I am sure everybody knows someone that was successful this past weekend. Devin Huntley from Missoula sent me a picture of a nice mule deer he shot on Sunday. This is what Huntley had to say about his hunting experience, “I saw him from about a mile away while on the way back to my truck.  Did a big end-around sneak and Came up over him (where he had been) while he was feeding.  I got a nice rest on a big pile of rocks and shot him at 362 yards. I was by myself so it’s going to be a long afternoon. What a great hunt though!!! Then there was Todd Harrison a friend of mine from Lolo calling me while I worked in my office on Monday suggesting I come out and take a look at his bull elk. “I was high on a ridge when I heard the cow elk chirping right below me so I set up hoping to see one of the two bulls that were bugling when through a window between two trees a nice 6 point stood about 200 yards away” that’s the way Harrison described his hunting experience to me as I admired the elk horns in the bed of his truck.

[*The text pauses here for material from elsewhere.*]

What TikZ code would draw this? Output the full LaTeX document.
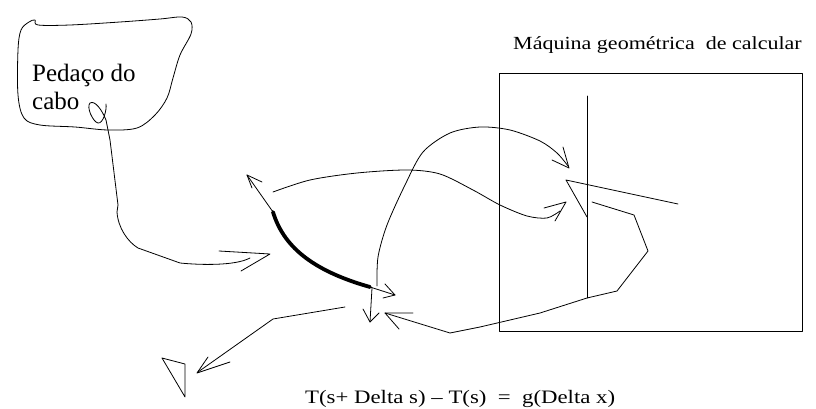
\documentclass[tikz,border=0pt]{standalone}
\usepackage{fontspec}
\setmainfont{Liberation Serif}
\usepackage{graphicx}
\usetikzlibrary{positioning}

\begin{document}
\begin{tikzpicture}[
    x=1pt, y=-1pt,
    pen/.style={line width=0.8pt, line cap=round, line join=round},
    heavy/.style={line width=3.8pt, line cap=round},
    handtext/.style={inner sep=0pt, anchor=base west}
]
\useasboundingbox (0,0) rectangle (816,409);

% pedaco do cabo
\draw[pen] plot[smooth cycle, tension=0.55] coordinates {
  (18,50) (21,30) (29,22) (35,20) (38,25) (70,25) (120,22) (160,19)
  (182,17) (191,22) (191,34) (180,55) (173,78) (167,98) (155,115)
  (137,128) (108,130) (75,127) (40,125) (24,118) (18,95)};
\node[handtext] (piece) at (32,82) {\fontsize{25}{28}\selectfont Pedaço do};
\node[handtext] (cabo) at (32,110) {\fontsize{25}{28}\selectfont cabo};

% fio ate a curva
\draw[pen] (106,104) .. controls (107,110) and (103,124) .. (98,123)
  .. controls (93,122) and (86,107) .. (90,103)
  .. controls (95,100) and (102,110) .. (106,120)
  -- (110,140) -- (118,205) -- (117,212)
  .. controls (118,228) and (128,242) .. (138,248) -- (180,263)
  .. controls (200,265) and (235,266) .. (250,258);
\draw[pen] (219,251) -- (270,254) -- (241,271);

% a curva (pedaco grosso)
\coordinate (cstart) at (273,212);
\coordinate (cend) at (370,287);
\draw[heavy] (cstart) .. controls (283,245) and (310,270) .. (cend);
\draw[pen] (cstart) -- (247,175);
\draw[pen] (262,182) -- (247,175) -- (252,188);
\draw[pen] (cend) -- (395,295);
\draw[pen] (385,284) -- (395,295) -- (383,298);
\draw[pen] (372,288) -- (370,322);
\draw[pen] (363,309) -- (370,322) -- (379,313);

% seta para o triangulo
\draw[pen] (345,307) -- (273,319) -- (198,372);
\draw[pen] (208,357) -- (197,373) -- (230,362);
\draw[pen] (162,358) -- (185,364) -- (185,397) -- cycle;

% setas para a maquina
\draw[pen] plot[smooth] coordinates {(377,286) (378,257) (387,225) (405,185)
  (423,152) (450,133) (480,127) (510,130) (540,141) (557,153) (568,166)};
\draw[pen] (552,160) -- (569,168) -- (563,147);
\draw[pen] plot[smooth] coordinates {(273,192) (310,180) (357,173) (407,170)
  (440,174) (473,190) (500,205) (527,216) (547,218) (560,211)};
\draw[pen] (544,208) -- (566,202) -- (555,221);

% maquina geometrica
\draw[pen] (499,73) rectangle (802,331);
\node[handtext] (title) at (513,50)
  {\scalebox{1.19}[1]{\fontsize{18.5}{20}\selectfont Máquina geométrica\ \ de calcular}};
\draw[pen] (587,96) -- (587,298);
\draw[pen] (678,204) -- (566,180) -- (587,217);
\draw[pen] (592,202) -- (634,215) -- (648,251) -- (617,291) -- (587,298)
  -- (540,313) -- (480,327) -- (450,333) -- (385,313);
\draw[pen] (413,313) -- (385,313) -- (399,329);

% relacao
\node[handtext] (law) at (305,403.5)
  {\scalebox{1.2}[1]{\fontsize{19}{21}\selectfont T(s+ Delta s) – T(s)\ \ =\ \ g(Delta x)}};
\end{tikzpicture}
\end{document}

He shot it at 10am on Sunday and it took Harrison and a buddy till 2 in the afternoon Monday to pack his elk out.

The rest of the state saw increased hunter activity as well as success rate on both deer and elk.  Throughout south central Montana, the number of hunters who stopped at Montana Fish, Wildlife and Parks’ four check stations was up and the percentage of hunters with harvested game was up overall. In southwest Montana FWP reported that harvest numbers were up over last year at the check stations operated in Cameron, at the mouth of the Gallatin Canyon, in Divide, in Silver City, and in Mill Creek although some stations saw a decrease in hunter numbers. A check station operated in the area east of Townsend recorded the most hunters of any Region 3 check station with 749. And of those 749 hunters, over 15-percent successfully harvested a deer or an elk. The check stations which monitor the Upper Big Hole – Divide and Mill Creek – checked in 58 elk. 704 hunters came through the Silver City check station.

Area Biologist Jenny Sika reported 5 white-tailed deer, 7 mule deer, and 27 elk taken in surrounding hunting districts leading to a nearly 6-percent harvest success rate – on par with prior years. On the Rocky Mountain Front fewer elk and mule deer were taken compared to the past five years. At the six northwest Montana check stations, a total of 3,210   hunters checked 158 white-tailed deer (102 of these were bucks), 18 mule deer, and 23 elk for a 6.2 percent rate of hunters with big game. The harvest rate was the same as last year. In Western Montana the tallies through the Darby check station were remarkably similar to last year’s counts.  FWP checked 1,050 hunters, 63 elk, 14 white-tailed deer and 10 mule deer.